In fact, according to VMware’s Mohan Potheri, the use of virtualization can actually make these GPUs more productive than they would otherwise be in a native environment. That’s because virtualization, the foundational technology for private and public clouds, is able to provide greater flexibility, simplicity, and security than you would encounter in a non-virtualized environment.
Those advantages are why 60 percent to 70 percent of datacenter workloads are now virtualized, a large portion of which is chopped up and consolidated using ESXi hypervisor and vSphere add-on tools, which unlock capabilities inherent in the hypervisor. The remaining percentage that is not virtualized includes the lion’s share of HPC workloads, and that’s the opportunity that VMware sees in pursuing these computationally-intense workloads. Choosing machine learning as its proof-of-concept test case for this technology more than likely reflects the interests of VMware’s enterprise-focused customer base, not to mention the fact that there already is a lot of this type of work already taking place in virtualized cloud setups today.
For customers running machine learning, or any other high performance computing workload, the main hurdle VMware has to overcome is the performance penalty associated with virtualization, since these are the kinds of users that are loathe to sacrifice computational speed. Most of penalty occurs because a hypervisor has been added to act as an intermediate layer between the virtual machine and the hardware, in this case, Nvidia GPUs. Such an intermediary typically incurs some overhead, since it has to negotiate between system requests on the application side and resource availability on the hardware side.
But overhead is not foregone conclusion for virtualization and VMware has apparently been able to eliminate its major sources in its own ESXi hypervisor. In particular, the vSphere management layer for ESXi does not act as an intermediary when accessing GPUs.
“The myth is that virtualization is a layer that is on top of the GPU and it’s going to slow you down,” says Potheri. “That’s not true.”
VMware has gotten around this with a few additions plus a couple of third-party technologies. One of the additions is actually a subtraction, namely turning off vMotion. Normally, this feature is used to constantly shuffle VMs around to different servers in order to do load balancing across a system. For this type of compute-intensive work though, you want to minimize overhead, so shutting off vMotion forces a virtual machine to stay on the same physical GPU for its entire lifetime.
A key piece of vSphere technology that minimizes VM-hardware interaction is something called DirectPath I/O. In general, it enables a VM to access hardware directly, creating an unobstructed path through the hypervisor between the driver and the device. In this specific case, the CUDA driver that’s been hooked into the VM is able to talk directly to the GPU.
The DirectPath I/O method by itself only works if you have a single virtual machine talking to one GPU. If the VM needs more than one GPU, VMware folds in Bitusion’s FlexDirect technology, which enables the hypervisor to attach and manage multiple GPUs.

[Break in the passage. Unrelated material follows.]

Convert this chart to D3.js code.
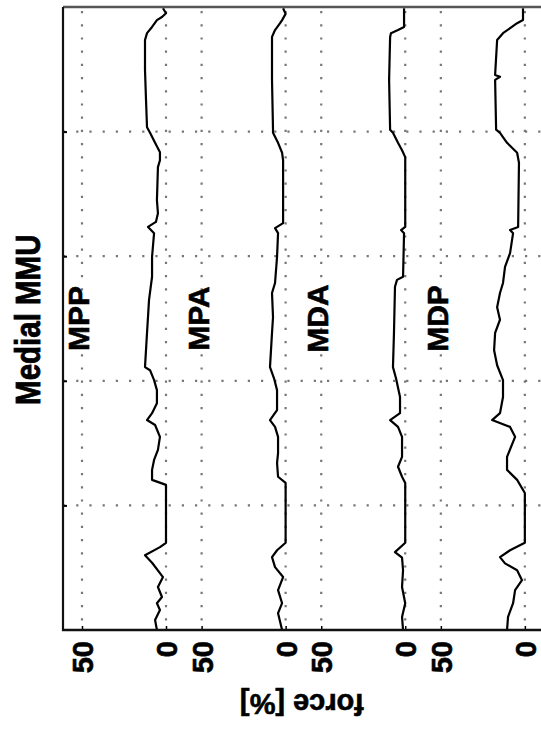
<!DOCTYPE html>
<html>
<head>
<meta charset="utf-8">
<script src="https://cdn.jsdelivr.net/npm/d3@7"></script>
<style>
  html, body { margin: 0; padding: 0; background: #fff; }
  svg { display: block; }
  text { font-family: "Liberation Sans", Arial, Helvetica, sans-serif; font-weight: bold; fill: #000; }
</style>
</head>
<body>
<svg id="chart" width="541" height="742"></svg>
<script>
// ---- data (time % of cycle, force %) ----
const title = "Medial MMU";
const xLabel = "force [%]";
const seriesNames = ["MPP", "MPA", "MDA", "MDP"];
const forceTicks = [50, 0];
const timeGrid = [20, 40, 60, 80];

const mpp = [[0.2,1.8],[1.0,0],[1.6,2.4],[2.1,5.4],[3.2,8.3],[4.2,11.3],[5.3,12.5],[10.1,12.5],[14.9,11.9],[19.3,11.3],[20.2,9.5],[21.8,6.5],[23.3,3.6],[24.6,3.6],[25.7,4.8],[31.0,5.4],[33.1,4.8],[34.5,6.0],[35.3,10.7],[36.3,7.1],[40.1,8.3],[43.3,8.3],[47.0,10.1],[52.3,11.3],[57.8,12.5],[58.3,9.5],[59.9,7.1],[61.5,5.4],[63.6,5.4],[65.2,8.3],[66.3,11.3],[67.1,6.5],[69.0,3.6],[71.1,4.8],[72.7,7.1],[74.3,8.3],[75.9,8.3],[76.7,0],[86.0,0],[86.7,3.6],[88.0,12.5],[89.2,8.3],[91.5,1.8],[93.1,4.8],[94.7,2.4],[95.7,5.4],[96.8,3.6],[98.4,6.5],[100,5.4]];

const mpa = [[0.2,1.5],[1.1,0],[2.1,2.1],[2.6,3.3],[3.7,6.3],[4.8,8.1],[11.7,8.1],[19.7,7.5],[20.2,7.5],[21.8,4.5],[23.4,2.1],[24.6,1.5],[34.7,1.5],[35.5,6.3],[36.3,4.5],[40.1,5.1],[44.3,6.3],[45.9,8.1],[49.8,7.5],[52.3,8.1],[57.8,9.3],[59.6,6.9],[61.5,5.1],[64.7,5.1],[66.3,9.3],[67.4,6.3],[69.0,4.5],[71.6,4.5],[73.2,5.1],[75.4,4.5],[76.4,0],[86.0,0],[87.2,5.1],[88.3,8.1],[89.9,6.3],[91.5,1.5],[93.6,4.5],[95.7,2.1],[97.3,4.5],[100,2.1]];

const mda = [[0.2,0.7],[3.2,0.7],[3.7,4.3],[4.2,8.5],[4.8,9.0],[11.7,9.6],[19.7,9.0],[20.2,7.3],[21.8,4.3],[23.0,1.9],[24.1,0],[35.3,0],[35.8,2.5],[36.3,0.7],[43.3,1.3],[43.8,4.9],[44.9,6.1],[52.3,6.7],[57.8,7.3],[59.6,5.5],[62.6,3.1],[65.2,3.1],[66.3,9.0],[67.4,4.3],[69.0,1.9],[72.2,1.9],[73.8,4.3],[75.4,1.9],[76.4,0],[86.0,0],[87.5,6.1],[88.4,1.9],[90.4,1.3],[93.1,1.9],[95.7,0],[97.9,1.9],[100,1.3]];

const mdp = [[0.2,1.1],[2.1,1.1],[2.6,4.6],[4.2,13.0],[5.3,16.5],[10.9,17.7],[11.2,14.8],[11.7,17.7],[19.7,17.1],[20.2,14.8],[21.8,10.6],[23.4,4.6],[25.0,3.5],[35.3,4.0],[35.8,8.8],[36.3,7.0],[39.5,8.8],[41.7,11.8],[44.3,13.0],[45.9,14.8],[48.2,16.5],[50.2,14.8],[52.3,17.7],[55.1,18.3],[57.5,16.5],[59.9,13.0],[62.6,13.0],[65.2,14.8],[66.3,19.5],[67.4,8.8],[69.0,5.8],[72.2,10.6],[74.3,10.6],[75.9,4.6],[78.0,0],[86.0,0],[87.2,8.8],[88.3,14.8],[89.3,11.8],[90.4,4.6],[92.0,1.7],[93.6,5.8],[95.7,7.0],[97.9,10.0],[100,10.6]];

const seriesData = [mpp, mpa, mda, mdp];

// ---- layout ----
const W = 541, H = 742;
const plot = { left: 63, top: 7, bottom: 630, right: 545 };
const panelShift = 71.2;      // force units between the panels' zero lines
const labelForce = 52, labelTime = 50;

const svg = d3.select("#chart");

const yScale = d3.scaleLinear().domain([0, 100]).range([plot.top, plot.bottom]);
const xScale = d3.scaleLinear().domain([0, 50]).range([166, 82]);
const panelScale = i => d3.scaleLinear().domain([0, 50])
  .range([xScale(-i * panelShift), xScale(50 - i * panelShift)]);

// grid
const grid = svg.append("g").attr("stroke", "#777").attr("stroke-width", 2.2)
  .attr("stroke-dasharray", "2.2,11");
timeGrid.forEach(t => {
  grid.append("line").attr("x1", plot.left).attr("x2", plot.right)
    .attr("y1", yScale(t)).attr("y2", yScale(t));
});
seriesNames.forEach((n, i) => {
  const s = panelScale(i);
  forceTicks.forEach(v => {
    grid.append("line").attr("x1", s(v)).attr("x2", s(v))
      .attr("y1", plot.top + 4).attr("y2", plot.bottom);
  });
});

// traces
seriesData.forEach((data, i) => {
  const s = panelScale(i);
  const line = d3.line().x(d => s(d[1])).y(d => yScale(d[0]));
  svg.append("path").datum(data).attr("d", line)
    .attr("fill", "none").attr("stroke", "#000").attr("stroke-width", 2.2)
    .attr("stroke-linejoin", "round");
});

// frame
svg.append("line").attr("x1", plot.left).attr("x2", plot.right)
  .attr("y1", plot.top).attr("y2", plot.top)
  .attr("stroke", "#555").attr("stroke-width", 2.4);

const leftAxis = d3.axisLeft(yScale).tickValues(timeGrid).tickSize(-4).tickFormat("");
svg.append("g").attr("transform", `translate(${plot.left},0)`).call(leftAxis)
  .call(g => g.select(".domain").remove())
  .selectAll("line").attr("stroke", "#000").attr("stroke-width", 2);
svg.append("line").attr("x1", plot.left).attr("x2", plot.left)
  .attr("y1", plot.top).attr("y2", plot.bottom + 1)
  .attr("stroke", "#111").attr("stroke-width", 2.2);

// bottom axes (one per panel)
seriesNames.forEach((n, i) => {
  const ax = d3.axisBottom(panelScale(i)).tickValues(forceTicks).tickSize(-4)
    .tickFormat(d3.format("d"));
  const g = svg.append("g").attr("transform", `translate(0,${plot.bottom})`).call(ax);
  g.select(".domain").remove();
  g.selectAll("line").attr("stroke", "#000").attr("stroke-width", 1.5);
  g.selectAll("text")
    .attr("transform", "rotate(-90)")
    .attr("x", -11).attr("y", 0).attr("dy", "0.36em")
    .style("text-anchor", "end")
    .style("font-size", "29px")
    .style("font-family", "'Liberation Sans', Arial, sans-serif")
    .style("font-weight", "bold")
    .attr("fill", "#000").attr("stroke", "#000").attr("stroke-width", 0.6);
});
svg.append("line").attr("x1", plot.left - 1).attr("x2", plot.right)
  .attr("y1", plot.bottom).attr("y2", plot.bottom)
  .attr("stroke", "#111").attr("stroke-width", 2.6);

// series labels
seriesNames.forEach((n, i) => {
  const s = panelScale(i);
  svg.append("text")
    .attr("transform", `translate(${s(labelForce)},${yScale(labelTime)}) rotate(-90)`)
    .attr("text-anchor", "middle").attr("dominant-baseline", "central")
    .style("font-size", "30px")
    .attr("stroke", "#000").attr("stroke-width", 0.6)
    .text(n);
});

// title
svg.append("text")
  .attr("transform", `translate(28,${yScale(50.2)}) rotate(-90) scale(1,1.18)`)
  .attr("text-anchor", "middle").attr("dominant-baseline", "central")
  .style("font-size", "29.5px")
  .attr("stroke", "#000").attr("stroke-width", 0.7)
  .text(title);

// x label (upside down in the reference)
svg.append("text")
  .attr("transform", `translate(302,704) rotate(180)`)
  .attr("text-anchor", "middle").attr("dominant-baseline", "central")
  .style("font-size", "29px")
  .attr("stroke", "#000").attr("stroke-width", 0.6)
  .text(xLabel);
</script>
</body>
</html>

On the other hand, if you want to share a single GPU across multiple virtual machines, the hypervisor incorporates Nvidia’s GRID virtual GPU (vGPU) technology, which provides the smarts to carve up the graphics device. Note that only the GPU’s local memory can be split up, not the computational cycles.
Training a language model using TensorFlow across the different use cases describe above, resulted in performance hit of only three or four percent compared to a bare metal implementation, according to Potheri. In fact, the same performance penalty held for both the DirectPath I/O and vCPU technology. For that slightly reduced throughput, you get the flexibility of using a shared resource and the security inherent in virtual machines.

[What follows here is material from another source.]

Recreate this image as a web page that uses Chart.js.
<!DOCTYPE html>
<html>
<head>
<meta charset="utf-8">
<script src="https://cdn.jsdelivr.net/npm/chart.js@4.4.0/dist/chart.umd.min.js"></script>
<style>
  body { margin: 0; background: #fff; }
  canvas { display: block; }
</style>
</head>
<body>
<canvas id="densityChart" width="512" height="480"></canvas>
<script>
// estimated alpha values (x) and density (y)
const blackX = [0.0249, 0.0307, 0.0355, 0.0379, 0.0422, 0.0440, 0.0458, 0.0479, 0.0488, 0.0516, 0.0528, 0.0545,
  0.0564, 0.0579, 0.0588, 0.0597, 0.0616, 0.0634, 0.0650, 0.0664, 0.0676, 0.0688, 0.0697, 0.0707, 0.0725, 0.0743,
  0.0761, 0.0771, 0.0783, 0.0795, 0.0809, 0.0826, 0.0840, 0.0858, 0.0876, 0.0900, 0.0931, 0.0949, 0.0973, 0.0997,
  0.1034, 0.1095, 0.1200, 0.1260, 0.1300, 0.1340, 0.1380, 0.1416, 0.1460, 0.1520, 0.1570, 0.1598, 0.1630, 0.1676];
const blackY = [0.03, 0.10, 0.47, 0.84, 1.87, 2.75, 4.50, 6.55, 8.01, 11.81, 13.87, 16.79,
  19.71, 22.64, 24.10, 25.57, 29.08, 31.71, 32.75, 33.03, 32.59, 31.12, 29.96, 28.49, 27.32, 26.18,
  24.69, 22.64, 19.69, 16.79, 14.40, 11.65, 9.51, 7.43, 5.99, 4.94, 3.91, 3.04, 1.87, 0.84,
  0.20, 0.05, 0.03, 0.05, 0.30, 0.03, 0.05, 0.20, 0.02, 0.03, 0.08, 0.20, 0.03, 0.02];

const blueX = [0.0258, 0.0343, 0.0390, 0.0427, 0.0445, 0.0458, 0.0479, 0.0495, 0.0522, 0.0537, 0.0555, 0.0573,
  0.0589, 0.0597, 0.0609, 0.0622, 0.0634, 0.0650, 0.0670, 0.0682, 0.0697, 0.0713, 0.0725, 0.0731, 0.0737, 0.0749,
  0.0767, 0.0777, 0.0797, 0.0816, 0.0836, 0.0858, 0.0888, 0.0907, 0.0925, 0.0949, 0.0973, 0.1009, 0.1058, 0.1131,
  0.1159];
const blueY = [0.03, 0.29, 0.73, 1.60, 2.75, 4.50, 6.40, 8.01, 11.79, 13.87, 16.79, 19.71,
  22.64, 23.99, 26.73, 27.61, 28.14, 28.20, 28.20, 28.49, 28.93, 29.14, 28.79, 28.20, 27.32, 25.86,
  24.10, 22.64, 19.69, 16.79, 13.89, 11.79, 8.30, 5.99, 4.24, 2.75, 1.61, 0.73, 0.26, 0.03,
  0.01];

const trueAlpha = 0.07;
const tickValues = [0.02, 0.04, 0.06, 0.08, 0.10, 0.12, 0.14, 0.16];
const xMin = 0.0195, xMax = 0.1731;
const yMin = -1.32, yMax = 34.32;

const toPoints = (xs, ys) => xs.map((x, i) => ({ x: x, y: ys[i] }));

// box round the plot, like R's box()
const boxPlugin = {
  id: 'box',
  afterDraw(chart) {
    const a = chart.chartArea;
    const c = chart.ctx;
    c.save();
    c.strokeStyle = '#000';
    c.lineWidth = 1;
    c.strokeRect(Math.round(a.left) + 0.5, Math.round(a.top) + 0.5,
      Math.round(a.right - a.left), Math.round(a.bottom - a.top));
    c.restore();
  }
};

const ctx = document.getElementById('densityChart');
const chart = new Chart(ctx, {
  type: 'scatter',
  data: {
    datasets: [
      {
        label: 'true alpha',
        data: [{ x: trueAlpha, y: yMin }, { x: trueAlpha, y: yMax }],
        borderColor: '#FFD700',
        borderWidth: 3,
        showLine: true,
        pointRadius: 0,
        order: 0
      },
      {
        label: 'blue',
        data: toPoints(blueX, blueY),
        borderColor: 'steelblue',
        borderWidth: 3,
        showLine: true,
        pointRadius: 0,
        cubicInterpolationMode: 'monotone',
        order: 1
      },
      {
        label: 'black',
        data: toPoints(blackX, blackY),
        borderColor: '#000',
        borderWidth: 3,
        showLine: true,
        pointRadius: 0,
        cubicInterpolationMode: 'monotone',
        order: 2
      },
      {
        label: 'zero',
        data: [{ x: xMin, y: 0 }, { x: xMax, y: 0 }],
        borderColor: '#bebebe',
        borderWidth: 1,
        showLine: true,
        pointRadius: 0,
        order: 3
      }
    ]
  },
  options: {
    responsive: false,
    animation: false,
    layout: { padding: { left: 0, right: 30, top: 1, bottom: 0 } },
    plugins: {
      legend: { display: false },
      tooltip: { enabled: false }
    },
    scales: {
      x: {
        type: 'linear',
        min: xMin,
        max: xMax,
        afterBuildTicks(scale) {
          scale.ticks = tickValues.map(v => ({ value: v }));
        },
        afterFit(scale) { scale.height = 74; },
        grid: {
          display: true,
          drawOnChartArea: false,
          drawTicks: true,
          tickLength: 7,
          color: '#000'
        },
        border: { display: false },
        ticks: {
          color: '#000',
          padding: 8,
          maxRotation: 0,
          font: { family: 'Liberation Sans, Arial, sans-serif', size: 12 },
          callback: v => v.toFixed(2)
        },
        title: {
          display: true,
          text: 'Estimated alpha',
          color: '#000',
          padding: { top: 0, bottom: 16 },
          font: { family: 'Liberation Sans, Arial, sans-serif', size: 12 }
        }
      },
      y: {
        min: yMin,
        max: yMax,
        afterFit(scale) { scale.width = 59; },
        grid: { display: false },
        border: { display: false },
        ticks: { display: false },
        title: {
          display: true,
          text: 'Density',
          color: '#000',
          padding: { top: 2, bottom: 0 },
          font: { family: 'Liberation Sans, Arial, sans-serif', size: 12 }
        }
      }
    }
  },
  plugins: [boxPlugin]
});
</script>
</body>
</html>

VMware also did a test project where they married their hypervisor with Singularity, a container technology specifically designed for HPC workloads that has proven popular within the community. But sharing hardware in a container is not so simple, which means much of resource can be wasted. So VMware set out figure out how that the container could be virtualized. As much as that sounds like an oxymoron, the container’s ability to make applications more portable, along with the VM’s ability to operate seamlessly in a shared environment, sounds like an attractive package.
To accomplish this, VMware leaned on the BitFusion technology plus the DirectPath I/O passthrough facility. Embedding a single Singularity container per VM, they proved a GPU could be shared in such an environment. The test case used a TensorFlow-based image processing application that required only a portion of a GPU to executed. The GPU was divvied up into four pieces, running a vSphere-Singularity VM on each piece. Even though each job ran 17 percent slower than one using the entire GPU, throughput increased up to three times thanks to better resource utilization.

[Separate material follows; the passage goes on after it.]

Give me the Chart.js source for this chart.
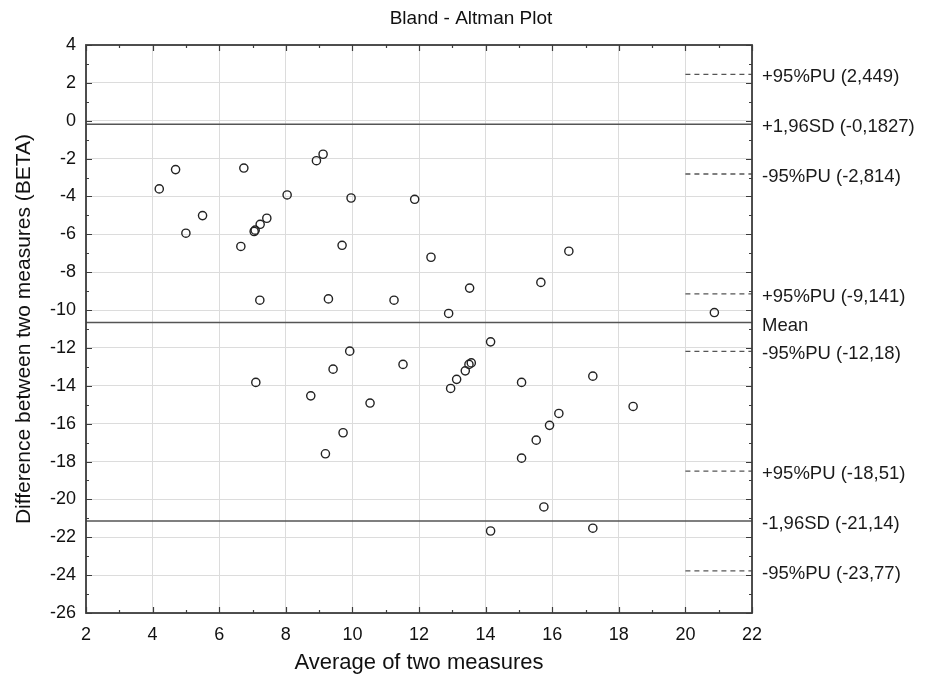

In another test case, they used the vGPU technology to harvest unused compute cycles at night for machine learning workloads. During the day, the GPU servers were used for graphics work by design engineers and data scientist in a virtual desktop infrastructure (VDI). At night, after the staff went home, the servers switched over to machine learning batch jobs, using the suspend/resume facility of the virtual machine.
Even though VMware used machine learning as basis for this work, the component GPU technologies do not appear to be dependent on any particular application category. That would imply that these same vSphere elements and its companion products could be applied to more traditional HPC science and engineering workloads that can take advantage of GPU acceleration. Whether VMware is interested in going after such customers remains to be seen.